▶ [GOAL]
Omit pictures and quote the listing below line by line, from its start through the line that holds "const histYRange = expand(0, Math.max(...histCounts));".

▶ [AVAILABLE DATA]

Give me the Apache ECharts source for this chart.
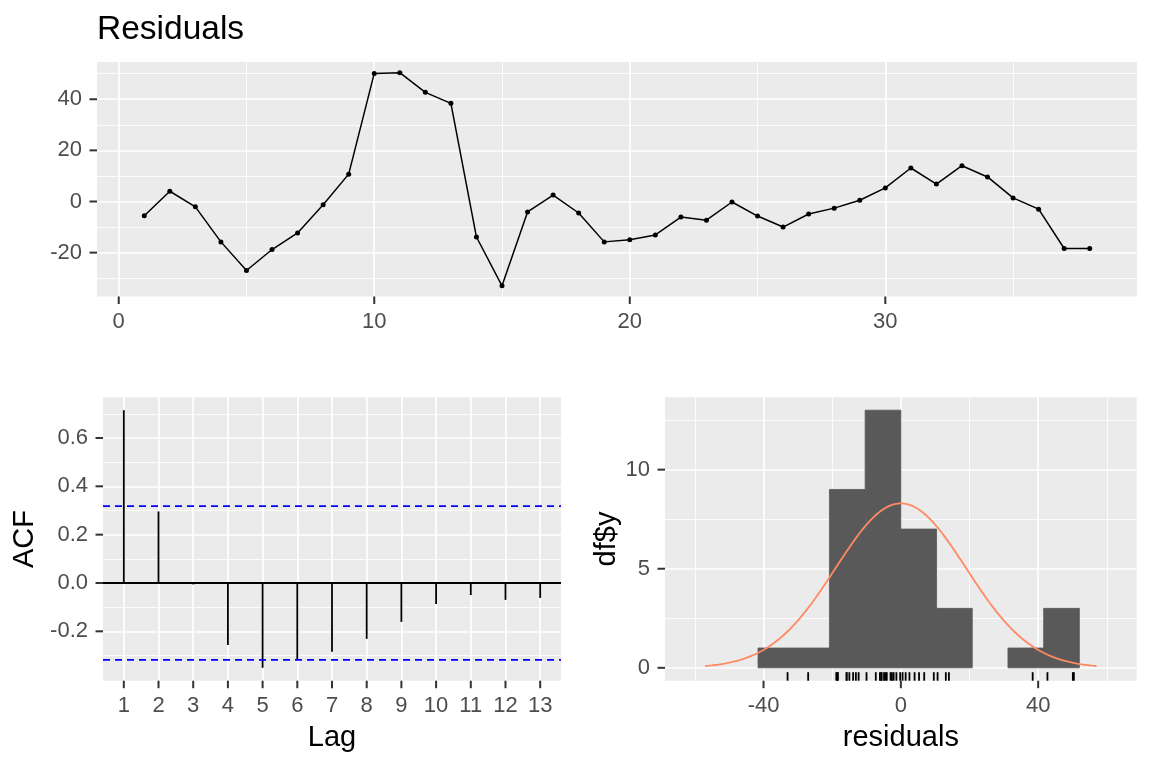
<!DOCTYPE html>
<html>
<head>
<meta charset="utf-8">
<script src="https://cdn.jsdelivr.net/npm/echarts@6/dist/echarts.min.js"></script>
<style>
html,body{margin:0;padding:0;background:#ffffff;}
#c{width:1152px;height:768px;}
</style>
</head>
<body>
<div id="c"></div>
<script>
// ---------- data ----------
const timeIndex = [1,2,3,4,5,6,7,8,9,10,11,12,13,14,15,16,17,18,19,20,21,22,23,24,25,26,27,28,29,30,31,32,33,34,35,36,37,38];
const residuals = [-5.6,4.0,-2.1,-15.8,-27.0,-18.8,-12.3,-1.3,10.7,50.1,50.4,42.7,38.4,-13.9,-33.0,-4.1,2.5,-4.5,-15.8,-15.0,-13.1,-6.1,-7.3,-0.2,-5.7,-10.0,-4.9,-2.6,0.5,5.3,13.1,6.8,14.0,9.6,1.4,-3.0,-18.4,-18.4];

const acfLags = [1,2,3,4,5,6,7,8,9,10,11,12,13];
const acfValues = [0.715,0.296,-0.006,-0.257,-0.351,-0.319,-0.285,-0.231,-0.161,-0.087,-0.050,-0.070,-0.062];
const acfCi = 0.318;

const histStart = -41.6;
const binWidth = 10.4;
const histCounts = [1,1,9,13,7,3,0,1,3];
const normalMean = 0;
const normalSd = 19.0;
const histXRange = [-68.7, 68.7];

const topXTicks = [0,10,20,30];
const topXMinor = [5,15,25,35];
const topYTicks = [-20,0,20,40];
const topYMinor = [-30,-10,10,30,50];
const acfYTicks = [-0.2,0,0.2,0.4,0.6];
const acfYMinor = [-0.3,-0.1,0.1,0.3,0.5,0.7];
const histXTicks = [-40,0,40];
const histXMinor = [-60,-20,20,60];
const histYTicks = [0,5,10];
const histYMinor = [2.5,7.5,12.5];

// ---------- helpers ----------
const FONT = '"Liberation Sans", Arial, sans-serif';
function expand(lo, hi) { const r = hi - lo; return [lo - 0.05 * r, hi + 0.05 * r]; }

const topXRange = expand(Math.min(...timeIndex), Math.max(...timeIndex));
const topYRange = expand(Math.min(...residuals), Math.max(...residuals));
const acfXRange = expand(Math.min(...acfLags), Math.max(...acfLags));
const acfYRange = expand(Math.min(...acfValues, -acfCi), Math.max(...acfValues, acfCi));
const histYRange = expand(0, Math.max(...histCounts));

// tick labels carry their own tick mark (rich-text box) so the mark sits just outside the panel
const TICK_LEN = 7.5;
function labelX(ticks, fmt) {
  return {
    show: true, customValues: ticks, margin: 0,
    formatter: v => '{k| }\n{t|' + (fmt ? fmt(v) : v) + '}',
    rich: {
      k: {width: 2, height: TICK_LEN, lineHeight: TICK_LEN, fontSize: 2, backgroundColor: '#333333'},
      t: {fontSize: 22, lineHeight: 35, color: '#4D4D4D', fontFamily: FONT}
    }
  };
}
function labelY(ticks, fmt) {
  return {
    show: true, customValues: ticks, margin: 0,
    formatter: v => '{t|' + (fmt ? fmt(v) : v) + '}{k| }',
    rich: {
      k: {width: TICK_LEN, height: 2, fontSize: 2, backgroundColor: '#333333'},
      t: {fontSize: 22, color: '#4D4D4D', fontFamily: FONT, padding: [0, 7.5, 0, 0]}
    }
  };
}

function majorAxis(gridIndex, range, ticks, label, extra) {
  return Object.assign({
    type: 'value', gridIndex: gridIndex, min: range[0], max: range[1],
    axisLine: {show: false, onZero: false},
    axisTick: {show: false, customValues: ticks},
    axisLabel: label,
    splitLine: {show: true, lineStyle: {color: '#FFFFFF', width: 1.7}},
    minorTick: {show: false}, minorSplitLine: {show: false}
  }, extra || {});
}
function minorAxis(gridIndex, range, ticks) {
  return {
    type: 'value', gridIndex: gridIndex, min: range[0], max: range[1],
    axisLine: {show: false, onZero: false},
    axisTick: {show: false, customValues: ticks},
    axisLabel: {show: false, customValues: ticks},
    splitLine: {show: true, lineStyle: {color: '#FFFFFF', width: 0.85}}
  };
}

// normal density scaled to counts
const nCount = residuals.length;
const normalCurve = [];
for (let k = 0; k <= 240; k++) {
  const x = normalMean - 3 * normalSd + k * (6 * normalSd / 240);
  const z = (x - normalMean) / normalSd;
  normalCurve.push([x, nCount * binWidth * Math.exp(-0.5 * z * z) / (normalSd * Math.sqrt(2 * Math.PI))]);
}

const histData = histCounts.map((c, i) => [histStart + i * binWidth, histStart + (i + 1) * binWidth, c]);

const axisNameStyle = {fontSize: 29, color: '#000000', fontFamily: FONT};

const chart = echarts.init(document.getElementById('c'), null, {renderer: 'canvas'});
const option = {
  animation: false,
  backgroundColor: '#FFFFFF',
  title: {
    text: 'Residuals', left: 97, top: 13, padding: 0,
    textStyle: {fontSize: 33.5, fontWeight: 'normal', color: '#000000', fontFamily: FONT}
  },
  grid: [
    {left: 97, top: 62, width: 1040, height: 234.5, show: true, backgroundColor: '#EBEBEB', borderWidth: 0},
    {left: 103, top: 397.3, width: 458, height: 283.4, show: true, backgroundColor: '#EBEBEB', borderWidth: 0},
    {left: 665, top: 397.3, width: 471.7, height: 283.4, show: true, backgroundColor: '#EBEBEB', borderWidth: 0}
  ],
  xAxis: [
    majorAxis(0, topXRange, topXTicks, labelX(topXTicks)),
    minorAxis(0, topXRange, topXMinor),
    majorAxis(1, acfXRange, acfLags, labelX(acfLags), {
      name: 'Lag', nameLocation: 'middle', nameGap: 43, nameTextStyle: axisNameStyle
    }),
    majorAxis(2, histXRange, histXTicks, labelX(histXTicks), {
      name: 'residuals', nameLocation: 'middle', nameGap: 43, nameTextStyle: axisNameStyle
    }),
    minorAxis(2, histXRange, histXMinor)
  ],
  yAxis: [
    majorAxis(0, topYRange, topYTicks, labelY(topYTicks)),
    minorAxis(0, topYRange, topYMinor),
    majorAxis(1, acfYRange, acfYTicks, labelY(acfYTicks, v => Number(v).toFixed(1)), {
      name: 'ACF', nameLocation: 'middle', nameGap: 64, nameRotate: 90, nameTextStyle: axisNameStyle
    }),
    minorAxis(1, acfYRange, acfYMinor),
    majorAxis(2, histYRange, histYTicks, labelY(histYTicks), {
      name: 'df$y', nameLocation: 'middle', nameGap: 44, nameRotate: 90, nameTextStyle: axisNameStyle
    }),
    minorAxis(2, histYRange, histYMinor)
  ],
  series: [
    {
      type: 'line', xAxisIndex: 0, yAxisIndex: 0,
      data: timeIndex.map((t, i) => [t, residuals[i]]),
      symbol: 'circle', symbolSize: 5, showSymbol: true,
      itemStyle: {color: '#000000'}, lineStyle: {color: '#000000', width: 1.5},
      silent: true, z: 3
    },
    {
      type: 'custom', xAxisIndex: 2, yAxisIndex: 2,
      data: [[acfLags[0], 0]],
      renderItem: function (params, api) {
        const cs = params.coordSys;
        const y = api.coord([api.value(0), api.value(1)])[1];
        return {type: 'line', shape: {x1: cs.x, y1: y, x2: cs.x + cs.width, y2: y},
          style: {stroke: '#000000', lineWidth: 1.8}};
      },
      silent: true, z: 2
    },
    {
      type: 'custom', xAxisIndex: 2, yAxisIndex: 2,
      data: acfLags.map((l, i) => [l, acfValues[i]]),
      renderItem: function (params, api) {
        const p0 = api.coord([api.value(0), 0]);
        const p1 = api.coord([api.value(0), api.value(1)]);
        return {type: 'line', shape: {x1: p0[0], y1: p0[1], x2: p1[0], y2: p1[1]},
          style: {stroke: '#000000', lineWidth: 1.8}};
      },
      silent: true, z: 3
    },
    {
      type: 'custom', xAxisIndex: 2, yAxisIndex: 2,
      data: [[acfLags[0], acfCi], [acfLags[0], -acfCi]],
      renderItem: function (params, api) {
        const cs = params.coordSys;
        const y = api.coord([api.value(0), api.value(1)])[1];
        return {type: 'line', shape: {x1: cs.x, y1: y, x2: cs.x + cs.width, y2: y},
          style: {stroke: '#0000FF', lineWidth: 1.7, lineDash: [7, 5]}};
      },
      silent: true, z: 4
    },
    {
      type: 'custom', xAxisIndex: 3, yAxisIndex: 4,
      data: histData,
      encode: {x: [0, 1], y: 2},
      renderItem: function (params, api) {
        if (api.value(2) <= 0) return null;
        const p0 = api.coord([api.value(0), api.value(2)]);
        const p1 = api.coord([api.value(1), 0]);
        return {type: 'rect', shape: {x: p0[0], y: p0[1], width: p1[0] - p0[0], height: p1[1] - p0[1]},
          style: {fill: '#595959', stroke: '#595959', lineWidth: 0.8}};
      },
      silent: true, z: 2
    },
    {
      type: 'custom', xAxisIndex: 3, yAxisIndex: 4,
      data: residuals.map(v => [v, 0]),
      renderItem: function (params, api) {
        const cs = params.coordSys;
        const x = api.coord([api.value(0), 0])[0];
        const bottom = cs.y + cs.height;
        return {type: 'line', shape: {x1: x, y1: bottom, x2: x, y2: bottom - 8.5},
          style: {stroke: '#000000', lineWidth: 1.8}};
      },
      silent: true, z: 3
    },
    {
      type: 'line', xAxisIndex: 3, yAxisIndex: 4,
      data: normalCurve, showSymbol: false, symbol: 'none',
      lineStyle: {color: '#FF8A62', width: 1.8}, silent: true, z: 4
    }
  ]
};
chart.setOption(option);
</script>
</body>
</html>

▶ [FINISHED ANSWER]
Give me the Apache ECharts source for this chart.
<!DOCTYPE html>
<html>
<head>
<meta charset="utf-8">
<script src="https://cdn.jsdelivr.net/npm/echarts@6/dist/echarts.min.js"></script>
<style>
html,body{margin:0;padding:0;background:#ffffff;}
#c{width:1152px;height:768px;}
</style>
</head>
<body>
<div id="c"></div>
<script>
// ---------- data ----------
const timeIndex = [1,2,3,4,5,6,7,8,9,10,11,12,13,14,15,16,17,18,19,20,21,22,23,24,25,26,27,28,29,30,31,32,33,34,35,36,37,38];
const residuals = [-5.6,4.0,-2.1,-15.8,-27.0,-18.8,-12.3,-1.3,10.7,50.1,50.4,42.7,38.4,-13.9,-33.0,-4.1,2.5,-4.5,-15.8,-15.0,-13.1,-6.1,-7.3,-0.2,-5.7,-10.0,-4.9,-2.6,0.5,5.3,13.1,6.8,14.0,9.6,1.4,-3.0,-18.4,-18.4];

const acfLags = [1,2,3,4,5,6,7,8,9,10,11,12,13];
const acfValues = [0.715,0.296,-0.006,-0.257,-0.351,-0.319,-0.285,-0.231,-0.161,-0.087,-0.050,-0.070,-0.062];
const acfCi = 0.318;

const histStart = -41.6;
const binWidth = 10.4;
const histCounts = [1,1,9,13,7,3,0,1,3];
const normalMean = 0;
const normalSd = 19.0;
const histXRange = [-68.7, 68.7];

const topXTicks = [0,10,20,30];
const topXMinor = [5,15,25,35];
const topYTicks = [-20,0,20,40];
const topYMinor = [-30,-10,10,30,50];
const acfYTicks = [-0.2,0,0.2,0.4,0.6];
const acfYMinor = [-0.3,-0.1,0.1,0.3,0.5,0.7];
const histXTicks = [-40,0,40];
const histXMinor = [-60,-20,20,60];
const histYTicks = [0,5,10];
const histYMinor = [2.5,7.5,12.5];

// ---------- helpers ----------
const FONT = '"Liberation Sans", Arial, sans-serif';
function expand(lo, hi) { const r = hi - lo; return [lo - 0.05 * r, hi + 0.05 * r]; }

const topXRange = expand(Math.min(...timeIndex), Math.max(...timeIndex));
const topYRange = expand(Math.min(...residuals), Math.max(...residuals));
const acfXRange = expand(Math.min(...acfLags), Math.max(...acfLags));
const acfYRange = expand(Math.min(...acfValues, -acfCi), Math.max(...acfValues, acfCi));
const histYRange = expand(0, Math.max(...histCounts));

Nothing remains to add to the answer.